-- EXERCISE DETAILS --
Copy exactly the lines that run from the top of the listing to the line containing "import numpy as np", both ends included, and omit the pictures.

--- START DATA EXTRACT ---

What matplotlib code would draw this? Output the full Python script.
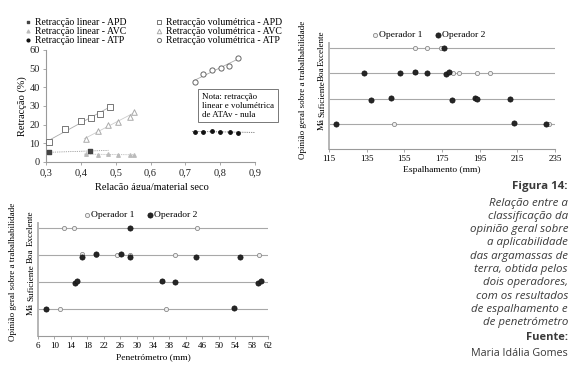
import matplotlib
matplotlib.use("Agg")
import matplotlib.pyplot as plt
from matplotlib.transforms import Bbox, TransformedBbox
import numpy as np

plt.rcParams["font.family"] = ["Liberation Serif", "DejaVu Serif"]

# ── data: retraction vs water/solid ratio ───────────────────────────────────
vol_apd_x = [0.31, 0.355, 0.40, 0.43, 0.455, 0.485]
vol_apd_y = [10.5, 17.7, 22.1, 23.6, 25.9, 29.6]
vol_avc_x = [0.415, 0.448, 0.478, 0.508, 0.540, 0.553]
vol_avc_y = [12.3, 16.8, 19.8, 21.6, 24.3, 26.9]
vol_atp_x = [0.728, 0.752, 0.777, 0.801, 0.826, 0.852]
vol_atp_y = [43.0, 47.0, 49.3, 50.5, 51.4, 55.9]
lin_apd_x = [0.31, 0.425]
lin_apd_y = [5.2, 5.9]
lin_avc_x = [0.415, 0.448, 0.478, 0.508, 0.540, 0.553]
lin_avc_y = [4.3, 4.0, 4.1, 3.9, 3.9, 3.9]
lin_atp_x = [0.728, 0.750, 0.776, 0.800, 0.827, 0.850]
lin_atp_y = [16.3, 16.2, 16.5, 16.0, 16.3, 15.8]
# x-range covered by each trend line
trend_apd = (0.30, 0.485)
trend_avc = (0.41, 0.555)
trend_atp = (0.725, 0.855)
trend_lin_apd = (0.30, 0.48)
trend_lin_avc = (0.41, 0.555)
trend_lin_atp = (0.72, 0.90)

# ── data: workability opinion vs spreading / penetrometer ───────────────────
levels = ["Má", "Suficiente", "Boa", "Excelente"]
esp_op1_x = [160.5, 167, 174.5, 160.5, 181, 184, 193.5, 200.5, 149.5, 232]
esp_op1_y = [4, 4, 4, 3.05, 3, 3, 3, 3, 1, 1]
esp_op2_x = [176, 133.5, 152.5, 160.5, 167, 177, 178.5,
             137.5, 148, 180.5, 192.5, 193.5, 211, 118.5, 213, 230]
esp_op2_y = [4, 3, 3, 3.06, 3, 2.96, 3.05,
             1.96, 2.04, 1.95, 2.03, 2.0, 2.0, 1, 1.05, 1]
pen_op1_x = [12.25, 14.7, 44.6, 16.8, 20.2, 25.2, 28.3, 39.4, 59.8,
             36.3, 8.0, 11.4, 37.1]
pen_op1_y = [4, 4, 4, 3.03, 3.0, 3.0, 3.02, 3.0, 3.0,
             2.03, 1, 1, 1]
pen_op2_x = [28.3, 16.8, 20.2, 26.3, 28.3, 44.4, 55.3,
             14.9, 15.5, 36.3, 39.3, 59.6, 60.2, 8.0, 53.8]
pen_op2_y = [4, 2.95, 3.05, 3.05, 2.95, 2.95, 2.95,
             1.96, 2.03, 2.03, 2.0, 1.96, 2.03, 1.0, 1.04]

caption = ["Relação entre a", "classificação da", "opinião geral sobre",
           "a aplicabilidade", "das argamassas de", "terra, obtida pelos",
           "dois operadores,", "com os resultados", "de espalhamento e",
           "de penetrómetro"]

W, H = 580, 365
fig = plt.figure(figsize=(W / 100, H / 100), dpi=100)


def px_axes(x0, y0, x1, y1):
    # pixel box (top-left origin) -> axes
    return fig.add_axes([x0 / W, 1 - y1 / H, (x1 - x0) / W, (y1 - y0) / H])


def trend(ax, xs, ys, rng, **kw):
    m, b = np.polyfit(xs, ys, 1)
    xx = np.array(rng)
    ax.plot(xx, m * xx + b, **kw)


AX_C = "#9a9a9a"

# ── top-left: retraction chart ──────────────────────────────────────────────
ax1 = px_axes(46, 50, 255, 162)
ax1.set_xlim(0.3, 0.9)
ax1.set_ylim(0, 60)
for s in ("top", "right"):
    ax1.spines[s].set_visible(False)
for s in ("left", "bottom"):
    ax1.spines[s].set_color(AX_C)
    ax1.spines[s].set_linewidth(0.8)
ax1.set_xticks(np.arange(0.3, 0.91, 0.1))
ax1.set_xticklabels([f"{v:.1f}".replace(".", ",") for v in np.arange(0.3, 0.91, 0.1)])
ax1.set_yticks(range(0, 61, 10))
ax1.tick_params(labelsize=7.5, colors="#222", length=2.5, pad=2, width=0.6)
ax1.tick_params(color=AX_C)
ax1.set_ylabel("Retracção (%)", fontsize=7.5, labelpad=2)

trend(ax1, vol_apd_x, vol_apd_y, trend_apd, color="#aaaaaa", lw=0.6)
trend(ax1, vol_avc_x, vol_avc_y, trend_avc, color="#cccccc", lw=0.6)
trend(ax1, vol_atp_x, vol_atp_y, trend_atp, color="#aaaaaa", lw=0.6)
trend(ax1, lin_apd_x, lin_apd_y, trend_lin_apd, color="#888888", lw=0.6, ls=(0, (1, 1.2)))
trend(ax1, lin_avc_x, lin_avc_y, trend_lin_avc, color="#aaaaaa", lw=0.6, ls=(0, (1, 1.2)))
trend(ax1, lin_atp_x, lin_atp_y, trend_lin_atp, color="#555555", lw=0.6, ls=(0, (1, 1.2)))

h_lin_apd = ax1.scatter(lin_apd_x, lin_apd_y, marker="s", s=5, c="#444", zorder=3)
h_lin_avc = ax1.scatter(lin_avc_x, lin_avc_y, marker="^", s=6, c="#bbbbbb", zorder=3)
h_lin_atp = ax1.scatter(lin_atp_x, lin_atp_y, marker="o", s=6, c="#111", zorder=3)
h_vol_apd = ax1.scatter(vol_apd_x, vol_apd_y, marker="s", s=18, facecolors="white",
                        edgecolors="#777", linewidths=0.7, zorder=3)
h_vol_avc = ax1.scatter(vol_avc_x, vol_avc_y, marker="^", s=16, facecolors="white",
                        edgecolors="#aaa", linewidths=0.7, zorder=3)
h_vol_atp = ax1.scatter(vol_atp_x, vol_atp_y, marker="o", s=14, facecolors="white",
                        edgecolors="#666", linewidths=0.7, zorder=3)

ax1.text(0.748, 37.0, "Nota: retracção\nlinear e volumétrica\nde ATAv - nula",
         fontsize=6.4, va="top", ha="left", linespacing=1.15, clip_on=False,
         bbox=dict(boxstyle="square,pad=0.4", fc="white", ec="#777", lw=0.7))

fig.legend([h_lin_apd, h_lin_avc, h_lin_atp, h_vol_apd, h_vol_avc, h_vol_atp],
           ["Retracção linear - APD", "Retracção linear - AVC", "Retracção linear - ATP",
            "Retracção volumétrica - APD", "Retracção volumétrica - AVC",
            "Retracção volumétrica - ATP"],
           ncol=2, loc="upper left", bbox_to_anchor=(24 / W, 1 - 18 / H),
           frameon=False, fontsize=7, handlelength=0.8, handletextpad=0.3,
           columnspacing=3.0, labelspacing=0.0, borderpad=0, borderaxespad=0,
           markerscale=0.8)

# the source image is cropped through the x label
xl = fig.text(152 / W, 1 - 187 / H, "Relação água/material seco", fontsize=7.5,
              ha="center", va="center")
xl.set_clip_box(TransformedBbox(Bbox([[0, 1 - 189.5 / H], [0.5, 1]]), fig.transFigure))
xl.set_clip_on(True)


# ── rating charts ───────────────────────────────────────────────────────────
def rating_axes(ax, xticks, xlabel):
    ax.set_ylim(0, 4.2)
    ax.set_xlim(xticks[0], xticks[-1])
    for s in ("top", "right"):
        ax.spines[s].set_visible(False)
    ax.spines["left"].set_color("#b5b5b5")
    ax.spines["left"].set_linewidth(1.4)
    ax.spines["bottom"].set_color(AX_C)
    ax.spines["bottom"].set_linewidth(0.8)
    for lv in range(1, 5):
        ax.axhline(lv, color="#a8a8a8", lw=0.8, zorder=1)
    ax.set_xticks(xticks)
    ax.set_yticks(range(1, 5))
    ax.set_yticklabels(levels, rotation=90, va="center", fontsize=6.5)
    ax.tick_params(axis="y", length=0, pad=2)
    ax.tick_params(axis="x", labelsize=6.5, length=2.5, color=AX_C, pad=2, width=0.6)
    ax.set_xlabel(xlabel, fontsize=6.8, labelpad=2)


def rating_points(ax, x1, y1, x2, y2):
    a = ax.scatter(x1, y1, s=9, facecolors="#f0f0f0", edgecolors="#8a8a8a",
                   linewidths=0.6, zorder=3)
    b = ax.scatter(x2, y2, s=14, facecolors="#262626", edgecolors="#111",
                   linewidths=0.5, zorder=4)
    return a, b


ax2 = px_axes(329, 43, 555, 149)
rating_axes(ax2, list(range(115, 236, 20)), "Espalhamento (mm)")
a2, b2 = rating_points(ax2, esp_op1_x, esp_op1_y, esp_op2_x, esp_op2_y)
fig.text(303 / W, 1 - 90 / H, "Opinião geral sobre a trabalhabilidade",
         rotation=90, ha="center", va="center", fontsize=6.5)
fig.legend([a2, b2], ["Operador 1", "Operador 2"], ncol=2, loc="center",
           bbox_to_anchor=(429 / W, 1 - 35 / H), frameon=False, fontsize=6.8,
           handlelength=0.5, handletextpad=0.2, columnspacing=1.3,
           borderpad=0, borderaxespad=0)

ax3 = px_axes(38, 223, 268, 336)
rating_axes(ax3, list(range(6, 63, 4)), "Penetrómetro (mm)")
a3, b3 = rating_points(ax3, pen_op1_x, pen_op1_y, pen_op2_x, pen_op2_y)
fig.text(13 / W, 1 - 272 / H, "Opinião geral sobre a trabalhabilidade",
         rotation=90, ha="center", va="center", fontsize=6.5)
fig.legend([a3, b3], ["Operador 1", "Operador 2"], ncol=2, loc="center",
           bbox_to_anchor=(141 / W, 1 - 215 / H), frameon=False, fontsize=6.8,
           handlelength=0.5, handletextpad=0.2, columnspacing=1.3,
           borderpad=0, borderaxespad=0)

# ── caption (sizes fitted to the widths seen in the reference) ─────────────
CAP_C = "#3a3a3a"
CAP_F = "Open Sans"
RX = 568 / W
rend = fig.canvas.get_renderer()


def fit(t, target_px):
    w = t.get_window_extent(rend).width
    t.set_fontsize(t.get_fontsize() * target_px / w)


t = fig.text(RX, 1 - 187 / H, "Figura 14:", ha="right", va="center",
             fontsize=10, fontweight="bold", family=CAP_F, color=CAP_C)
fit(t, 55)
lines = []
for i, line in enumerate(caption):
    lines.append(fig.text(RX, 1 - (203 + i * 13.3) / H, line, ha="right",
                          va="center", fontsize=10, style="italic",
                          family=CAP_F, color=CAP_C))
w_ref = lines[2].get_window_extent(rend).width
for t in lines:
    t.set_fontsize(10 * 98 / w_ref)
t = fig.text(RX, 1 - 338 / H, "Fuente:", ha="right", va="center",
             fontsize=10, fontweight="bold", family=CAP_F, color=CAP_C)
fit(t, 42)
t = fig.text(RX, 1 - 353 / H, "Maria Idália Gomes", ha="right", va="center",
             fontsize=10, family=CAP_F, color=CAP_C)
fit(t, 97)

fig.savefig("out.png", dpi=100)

--- END DATA EXTRACT ---

-- RESULT OF THIS EXERCISE --
What matplotlib code would draw this? Output the full Python script.
import matplotlib
matplotlib.use("Agg")
import matplotlib.pyplot as plt
from matplotlib.transforms import Bbox, TransformedBbox
import numpy as np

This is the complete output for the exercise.